-- BEGIN Supplied data --

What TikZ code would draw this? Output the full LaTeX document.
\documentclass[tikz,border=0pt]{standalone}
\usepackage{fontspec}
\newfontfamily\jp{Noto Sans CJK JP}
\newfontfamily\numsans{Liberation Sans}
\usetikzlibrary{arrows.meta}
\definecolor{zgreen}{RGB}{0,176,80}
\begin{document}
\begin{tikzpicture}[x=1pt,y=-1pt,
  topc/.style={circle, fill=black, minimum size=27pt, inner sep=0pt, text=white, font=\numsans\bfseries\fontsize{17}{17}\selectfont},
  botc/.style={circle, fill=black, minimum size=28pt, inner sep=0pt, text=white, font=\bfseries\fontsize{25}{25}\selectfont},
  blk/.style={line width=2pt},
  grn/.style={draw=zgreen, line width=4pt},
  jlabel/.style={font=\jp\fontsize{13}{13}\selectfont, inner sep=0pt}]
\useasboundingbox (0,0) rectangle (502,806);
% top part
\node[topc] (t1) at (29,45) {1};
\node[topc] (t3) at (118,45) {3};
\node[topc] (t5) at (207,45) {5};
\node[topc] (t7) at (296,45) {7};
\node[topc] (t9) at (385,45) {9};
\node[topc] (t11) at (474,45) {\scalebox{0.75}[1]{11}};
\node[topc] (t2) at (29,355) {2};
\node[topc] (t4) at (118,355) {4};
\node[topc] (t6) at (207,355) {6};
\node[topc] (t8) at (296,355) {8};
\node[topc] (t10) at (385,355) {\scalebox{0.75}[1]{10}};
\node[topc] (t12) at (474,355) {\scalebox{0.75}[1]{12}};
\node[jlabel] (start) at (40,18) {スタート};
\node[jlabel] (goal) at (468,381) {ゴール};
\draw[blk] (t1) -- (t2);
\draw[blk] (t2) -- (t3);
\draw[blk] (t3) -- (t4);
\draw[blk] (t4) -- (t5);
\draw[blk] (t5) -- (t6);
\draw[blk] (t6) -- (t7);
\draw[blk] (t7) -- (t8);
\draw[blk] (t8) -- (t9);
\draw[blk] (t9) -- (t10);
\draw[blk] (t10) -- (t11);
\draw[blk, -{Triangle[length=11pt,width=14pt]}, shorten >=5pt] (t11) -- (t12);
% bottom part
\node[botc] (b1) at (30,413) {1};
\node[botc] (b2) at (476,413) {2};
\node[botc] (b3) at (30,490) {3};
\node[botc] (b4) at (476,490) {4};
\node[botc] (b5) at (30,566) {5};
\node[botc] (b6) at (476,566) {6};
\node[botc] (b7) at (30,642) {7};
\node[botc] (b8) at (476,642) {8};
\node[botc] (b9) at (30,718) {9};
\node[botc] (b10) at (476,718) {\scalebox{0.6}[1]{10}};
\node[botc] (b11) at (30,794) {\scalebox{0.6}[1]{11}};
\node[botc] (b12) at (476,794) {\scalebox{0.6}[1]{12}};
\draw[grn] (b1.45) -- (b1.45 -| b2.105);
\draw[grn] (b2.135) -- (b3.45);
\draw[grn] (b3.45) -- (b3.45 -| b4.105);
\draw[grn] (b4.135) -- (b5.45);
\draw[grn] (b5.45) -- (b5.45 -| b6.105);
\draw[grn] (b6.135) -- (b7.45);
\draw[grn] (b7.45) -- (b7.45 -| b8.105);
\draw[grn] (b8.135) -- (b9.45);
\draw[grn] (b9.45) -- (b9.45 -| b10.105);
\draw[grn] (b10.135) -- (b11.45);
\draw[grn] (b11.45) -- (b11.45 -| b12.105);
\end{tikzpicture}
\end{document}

-- END Supplied data --

Task to carry out: Could you quote the material above in full, exactly as it stands?

Exercise solution:
What TikZ code would draw this? Output the full LaTeX document.
\documentclass[tikz,border=0pt]{standalone}
\usepackage{fontspec}
\newfontfamily\jp{Noto Sans CJK JP}
\newfontfamily\numsans{Liberation Sans}
\usetikzlibrary{arrows.meta}
\definecolor{zgreen}{RGB}{0,176,80}
\begin{document}
\begin{tikzpicture}[x=1pt,y=-1pt,
  topc/.style={circle, fill=black, minimum size=27pt, inner sep=0pt, text=white, font=\numsans\bfseries\fontsize{17}{17}\selectfont},
  botc/.style={circle, fill=black, minimum size=28pt, inner sep=0pt, text=white, font=\bfseries\fontsize{25}{25}\selectfont},
  blk/.style={line width=2pt},
  grn/.style={draw=zgreen, line width=4pt},
  jlabel/.style={font=\jp\fontsize{13}{13}\selectfont, inner sep=0pt}]
\useasboundingbox (0,0) rectangle (502,806);
% top part
\node[topc] (t1) at (29,45) {1};
\node[topc] (t3) at (118,45) {3};
\node[topc] (t5) at (207,45) {5};
\node[topc] (t7) at (296,45) {7};
\node[topc] (t9) at (385,45) {9};
\node[topc] (t11) at (474,45) {\scalebox{0.75}[1]{11}};
\node[topc] (t2) at (29,355) {2};
\node[topc] (t4) at (118,355) {4};
\node[topc] (t6) at (207,355) {6};
\node[topc] (t8) at (296,355) {8};
\node[topc] (t10) at (385,355) {\scalebox{0.75}[1]{10}};
\node[topc] (t12) at (474,355) {\scalebox{0.75}[1]{12}};
\node[jlabel] (start) at (40,18) {スタート};
\node[jlabel] (goal) at (468,381) {ゴール};
\draw[blk] (t1) -- (t2);
\draw[blk] (t2) -- (t3);
\draw[blk] (t3) -- (t4);
\draw[blk] (t4) -- (t5);
\draw[blk] (t5) -- (t6);
\draw[blk] (t6) -- (t7);
\draw[blk] (t7) -- (t8);
\draw[blk] (t8) -- (t9);
\draw[blk] (t9) -- (t10);
\draw[blk] (t10) -- (t11);
\draw[blk, -{Triangle[length=11pt,width=14pt]}, shorten >=5pt] (t11) -- (t12);
% bottom part
\node[botc] (b1) at (30,413) {1};
\node[botc] (b2) at (476,413) {2};
\node[botc] (b3) at (30,490) {3};
\node[botc] (b4) at (476,490) {4};
\node[botc] (b5) at (30,566) {5};
\node[botc] (b6) at (476,566) {6};
\node[botc] (b7) at (30,642) {7};
\node[botc] (b8) at (476,642) {8};
\node[botc] (b9) at (30,718) {9};
\node[botc] (b10) at (476,718) {\scalebox{0.6}[1]{10}};
\node[botc] (b11) at (30,794) {\scalebox{0.6}[1]{11}};
\node[botc] (b12) at (476,794) {\scalebox{0.6}[1]{12}};
\draw[grn] (b1.45) -- (b1.45 -| b2.105);
\draw[grn] (b2.135) -- (b3.45);
\draw[grn] (b3.45) -- (b3.45 -| b4.105);
\draw[grn] (b4.135) -- (b5.45);
\draw[grn] (b5.45) -- (b5.45 -| b6.105);
\draw[grn] (b6.135) -- (b7.45);
\draw[grn] (b7.45) -- (b7.45 -| b8.105);
\draw[grn] (b8.135) -- (b9.45);
\draw[grn] (b9.45) -- (b9.45 -| b10.105);
\draw[grn] (b10.135) -- (b11.45);
\draw[grn] (b11.45) -- (b11.45 -| b12.105);
\end{tikzpicture}
\end{document}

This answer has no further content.